[ENHANCEMENT]How, or rather, is there any support provided for MOE models of Qwen2MoeForCausalLM in the transformers library?
Is your feature request related to a problem? Please describe. I have seen support for training MOE models in Megatron, including scripts for the Mixtral 8x7B model, at: https://docs.nvidia.com/megatron-core/developer-guide/latest/api-guide/moe.html.
However, at Alibaba, we are interested in training MOE models for Qwen2MoeForCausalLM, supported by Megatron, where the model is based on the architecture code from the transformers library: https://github.com/huggingface/transformers/blob/main/src/transformers/models/qwen2_moe/modeling_qwen2_moe.py.

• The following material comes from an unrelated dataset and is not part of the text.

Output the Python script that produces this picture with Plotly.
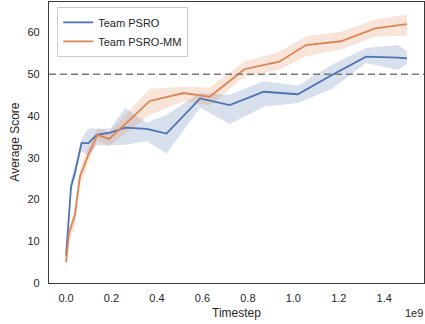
import plotly.graph_objects as go

# Data (timestep in units of 1e9)
psro_t = [0, 0.022, 0.037, 0.068, 0.098, 0.135, 0.195, 0.26, 0.355, 0.442,
          0.59, 0.72, 0.87, 1.02, 1.17, 1.32, 1.46, 1.50]
psro_mean = [6.5, 23.1, 25.9, 33.5, 33.5, 35.5, 36.0, 37.2, 36.9, 35.8,
             44.2, 42.6, 45.8, 45.2, 49.8, 54.2, 54.0, 53.8]
psro_low = [6.0, 22.0, 25.0, 31.5, 30.5, 33.0, 33.0, 33.1, 34.0, 31.0,
            42.0, 38.1, 42.2, 43.1, 46.5, 52.7, 51.0, 52.5]
psro_high = [7.0, 25.0, 27.5, 34.5, 37.0, 37.0, 37.0, 41.9, 38.3, 40.3,
             45.5, 45.1, 48.3, 47.3, 52.3, 56.3, 57.0, 55.5]

mm_t = [0, 0.013, 0.039, 0.061, 0.098, 0.138, 0.19, 0.369, 0.518, 0.632,
        0.785, 0.938, 1.056, 1.209, 1.36, 1.50]
mm_mean = [5.0, 11.9, 16.3, 25.5, 30.7, 35.5, 34.5, 43.6, 45.5, 44.6,
           51.2, 53.0, 57.0, 57.9, 61.0, 62.0]
mm_low = [3.0, 10.0, 13.5, 23.0, 29.0, 34.0, 32.8, 40.3, 43.5, 42.5,
          49.4, 51.1, 54.3, 55.9, 59.0, 59.3]
mm_high = [6.0, 13.0, 18.0, 27.0, 32.5, 37.0, 36.2, 46.5, 47.0, 46.8,
           53.1, 55.3, 59.1, 60.2, 63.1, 64.3]

threshold = 50
x_ticks = [0.0, 0.2, 0.4, 0.6, 0.8, 1.0, 1.2, 1.4]
y_ticks = [0, 10, 20, 30, 40, 50, 60]

SCALE = 1e9
blue = "#4C72B0"
orange = "#DD8452"


def band(t, lo, hi, color):
    xs = [v * SCALE for v in t] + [v * SCALE for v in t[::-1]]
    ys = list(hi) + list(lo[::-1])
    return go.Scatter(x=xs, y=ys, fill="toself", fillcolor=color,
                      line=dict(width=0), mode="lines", hoverinfo="skip",
                      showlegend=False)


fig = go.Figure()
fig.add_trace(band(psro_t, psro_low, psro_high, "rgba(76,114,176,0.22)"))
fig.add_trace(band(mm_t, mm_low, mm_high, "rgba(221,132,82,0.22)"))
fig.add_trace(go.Scatter(x=[v * SCALE for v in psro_t], y=psro_mean, mode="lines",
                         name="Team PSRO", line=dict(color=blue, width=1.8)))
fig.add_trace(go.Scatter(x=[v * SCALE for v in mm_t], y=mm_mean, mode="lines",
                         name="Team PSRO-MM", line=dict(color=orange, width=1.8)))

fig.add_shape(type="line", xref="paper", x0=0, x1=1, yref="y", y0=threshold, y1=threshold,
              line=dict(color="#7a7a7a", width=1.5, dash="7px,4px"), layer="above")

font = "Liberation Sans, Arial, sans-serif"
fig.update_layout(
    width=425, height=324,
    margin=dict(l=49, r=1, t=2, b=41),
    paper_bgcolor="white", plot_bgcolor="white",
    font=dict(family=font, size=11, color="#262626"),
    showlegend=True,
    legend=dict(x=0.022, y=0.983, xanchor="left", yanchor="top",
                bordercolor="#cccccc", borderwidth=1, bgcolor="rgba(255,255,255,0.8)",
                font=dict(size=11, color="#262626"), tracegroupgap=0,
                itemwidth=30),
    xaxis=dict(range=[-0.075 * SCALE, 1.575 * SCALE],
               tickvals=[v * SCALE for v in x_ticks],
               ticktext=[f"{v:.1f}" for v in x_ticks],
               showgrid=False, zeroline=False, showline=True, mirror=True,
               linecolor="#3a3a3a", linewidth=1.25,
               ticks="outside", ticklen=5, tickcolor="rgba(0,0,0,0)"),
    yaxis=dict(range=[0, 67.3], tickvals=y_ticks,
               showgrid=False, zeroline=False, showline=True, mirror=True,
               linecolor="#3a3a3a", linewidth=1.25,
               ticks="outside", ticklen=6, tickcolor="rgba(0,0,0,0)"),
    annotations=[
        dict(text="Timestep", xref="paper", yref="paper", x=0.5, y=-0.107,
             xanchor="center", yanchor="middle", showarrow=False,
             font=dict(size=12, color="#262626")),
        dict(text="Average Score", xref="paper", yref="paper", x=-0.093, y=0.5,
             xanchor="center", yanchor="middle", textangle=-90, showarrow=False,
             font=dict(size=12, color="#262626")),
        dict(text="1e9", xref="paper", yref="paper", x=1.003, y=-0.107,
             xanchor="right", yanchor="middle", showarrow=False,
             font=dict(size=11, color="#262626")),
    ],
)

fig.write_html("out.html", config={"displayModeBar": False},
               post_script="document.body.style.margin='0';document.body.style.overflow='hidden';")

I wonder if such support is available?
Marking as stale. No activity in 60 days.
Do you still have this feature request? maybe we can help.
Marking as stale. No activity in 60 days.

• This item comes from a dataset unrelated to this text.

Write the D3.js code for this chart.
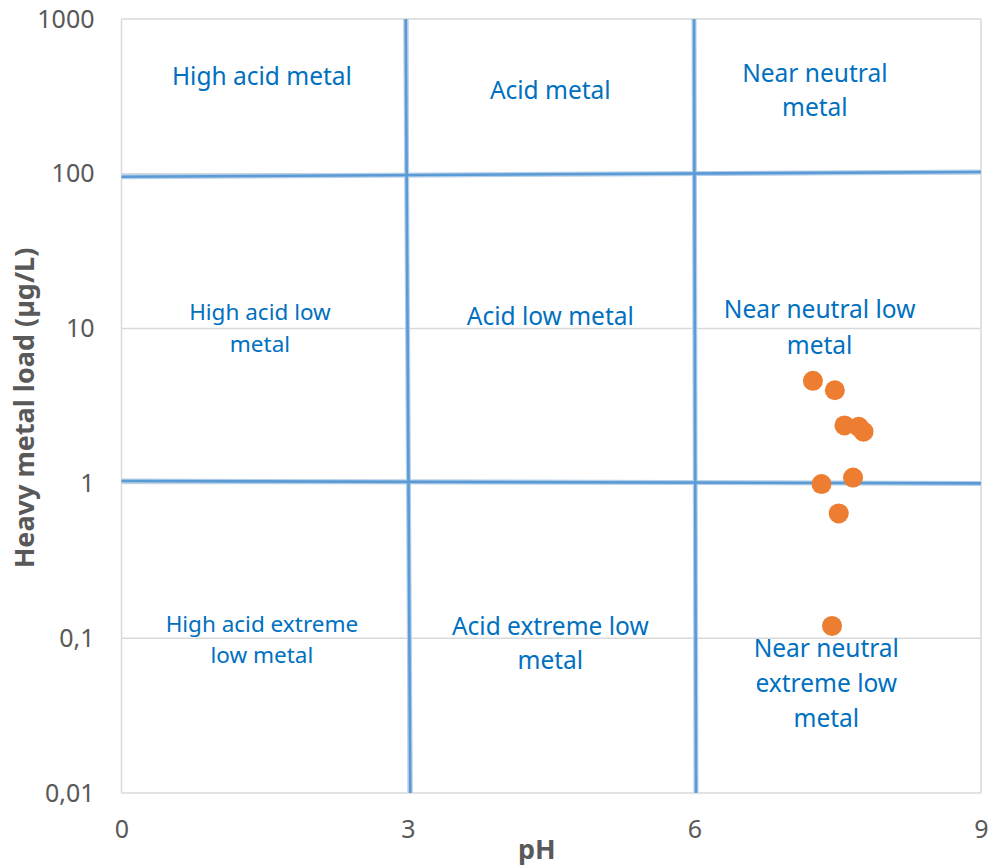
<!DOCTYPE html>
<html><head><meta charset="utf-8">
<script src="https://cdn.jsdelivr.net/npm/d3@7"></script>
<style>body{margin:0;background:#fff}svg{display:block}</style>
</head><body>
<script>
// Data
const phValues = [7.24, 7.47, 7.57, 7.72, 7.77, 7.33, 7.66, 7.51, 7.44];
const metalValues = [4.6, 4.0, 2.37, 2.32, 2.16, 0.99, 1.09, 0.64, 0.12];
const xTicks = [0, 3, 6, 9];
const yTicks = [0.01, 0.1, 1, 10, 100, 1000];
const yTickLabels = ["0,01", "0,1", "1", "10", "100", "1000"];
// Region boundary lines (data units, slightly hand-drawn)
const boundaries = [
  {x1: 2.976, y1: 1000, x2: 3.024, y2: 0.01},
  {x1: 5.995, y1: 1000, x2: 6.016, y2: 0.01},
  {x1: 0, y1: 95.8, x2: 9, y2: 102.8},
  {x1: 0, y1: 1.036, x2: 9, y2: 1.0}
];
// Region labels: center in data units
const regionLabels = [
  {lines: ["High acid metal"], ph: 1.47, logy: 2.632, size: 24.5, lh: 34},
  {lines: ["Acid metal"], ph: 4.49, logy: 2.541, size: 24.5, lh: 34},
  {lines: ["Near neutral", "metal"], ph: 7.26, logy: 2.541, size: 24.5, lh: 34},
  {lines: ["High acid low", "metal"], ph: 1.45, logy: 1.004, size: 22.5, lh: 32},
  {lines: ["Acid low metal"], ph: 4.49, logy: 1.081, size: 24.5, lh: 34},
  {lines: ["Near neutral low", "metal"], ph: 7.31, logy: 1.01, size: 24.5, lh: 36},
  {lines: ["High acid extreme", "low metal"], ph: 1.47, logy: -1.008, size: 22.5, lh: 31},
  {lines: ["Acid extreme low", "metal"], ph: 4.49, logy: -1.031, size: 24.5, lh: 34},
  {lines: ["Near neutral", "extreme low", "metal"], ph: 7.38, logy: -1.289, size: 24.5, lh: 35}
];

const W = 989, H = 867;
const margin = {left: 121.5, right: W - 981, top: 19, bottom: H - 793};
const FONT = "'Noto Sans', 'Open Sans', sans-serif";

const svg = d3.select("body").append("svg").attr("width", W).attr("height", H);

const x = d3.scaleLinear().domain([0, 9]).range([margin.left, W - margin.right]);
const y = d3.scaleLog().domain([0.01, 1000]).range([H - margin.bottom, margin.top]);

// Gridlines
const grid = svg.append("g");
grid.selectAll("line.h").data(yTicks).join("line")
  .attr("x1", x(0)).attr("x2", x(9))
  .attr("y1", d => y(d)).attr("y2", d => y(d))
  .attr("stroke", "#d9d9d9").attr("stroke-width", 1.5);
grid.selectAll("line.v").data(xTicks).join("line")
  .attr("y1", y(0.01)).attr("y2", y(1000))
  .attr("x1", d => x(d)).attr("x2", d => x(d))
  .attr("stroke", "#d9d9d9").attr("stroke-width", 1.5);

// Boundary lines
const bl = svg.append("g");
bl.selectAll("line.o").data(boundaries).join("line")
  .attr("x1", d => x(d.x1)).attr("y1", d => y(d.y1))
  .attr("x2", d => x(d.x2)).attr("y2", d => y(d.y2))
  .attr("stroke", "#b4cfe9").attr("stroke-width", 5);
bl.selectAll("line.i").data(boundaries).join("line")
  .attr("x1", d => x(d.x1)).attr("y1", d => y(d.y1))
  .attr("x2", d => x(d.x2)).attr("y2", d => y(d.y2))
  .attr("stroke", "#5b9bd5").attr("stroke-width", 2.6);

// Axes (labels only)
const xAxis = d3.axisBottom(x).tickValues(xTicks).tickSize(0).tickPadding(27);
const gx = svg.append("g").attr("transform", `translate(0,${y(0.01)})`).call(xAxis);
gx.select(".domain").remove();
gx.selectAll("text").attr("font-family", FONT).attr("font-size", 25).attr("fill", "#595959");

const yAxis = d3.axisLeft(y).tickValues(yTicks).tickSize(0).tickPadding(27)
  .tickFormat((d, i) => yTickLabels[i]);
const gy = svg.append("g").attr("transform", `translate(${x(0)},0)`).call(yAxis);
gy.select(".domain").remove();
gy.selectAll("text").attr("font-family", FONT).attr("font-size", 25).attr("fill", "#595959");

// Region labels
const rl = svg.append("g").attr("font-family", FONT).attr("fill", "#0070c0").attr("text-anchor", "middle");
regionLabels.forEach(l => {
  const cx = x(l.ph), cy = y(Math.pow(10, l.logy));
  const n = l.lines.length;
  const t = rl.append("text").attr("font-size", l.size);
  l.lines.forEach((line, i) => {
    t.append("tspan").attr("x", cx)
      .attr("y", cy + (i - (n - 1) / 2) * l.lh)
      .attr("dy", "0.35em").text(line);
  });
});

// Points
svg.append("g").selectAll("circle").data(phValues.map((p, i) => [p, metalValues[i]])).join("circle")
  .attr("cx", d => x(d[0])).attr("cy", d => y(d[1])).attr("r", 10)
  .attr("fill", "#ed7d31");

// Axis titles
svg.append("text").attr("x", x(4.35)).attr("y", 850).attr("dy", "0.35em")
  .attr("text-anchor", "middle").attr("font-family", FONT).attr("font-weight", "bold")
  .attr("font-size", 27).attr("fill", "#595959").text("pH");
svg.append("text").attr("transform", `translate(25,${(y(0.01) + y(1000)) / 2 + 2}) rotate(-90)`)
  .attr("dy", "0.35em").attr("text-anchor", "middle").attr("font-family", FONT).attr("font-weight", "bold")
  .attr("font-size", 27).attr("fill", "#595959").text("Heavy metal load (µg/L)");
</script>
</body></html>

Do you still have this feature request? maybe we can help. Is it still not supported? By May 13, 2025, I hope it will be supported in the future. We are forced to use DeepSpeed for training.
Marking as stale. No activity in 60 days.
@liangshaopeng you can find our latest Qwen3-MoE examples here: https://github.com/yanring/Megatron-MoE-ModelZoo.
Are you interested in starting from the Hugging Face model or just looking for similar Qwen MoE support in Megatron?
This feature has been implemented. Megatron-LM now provides full support for Qwen-MoE models.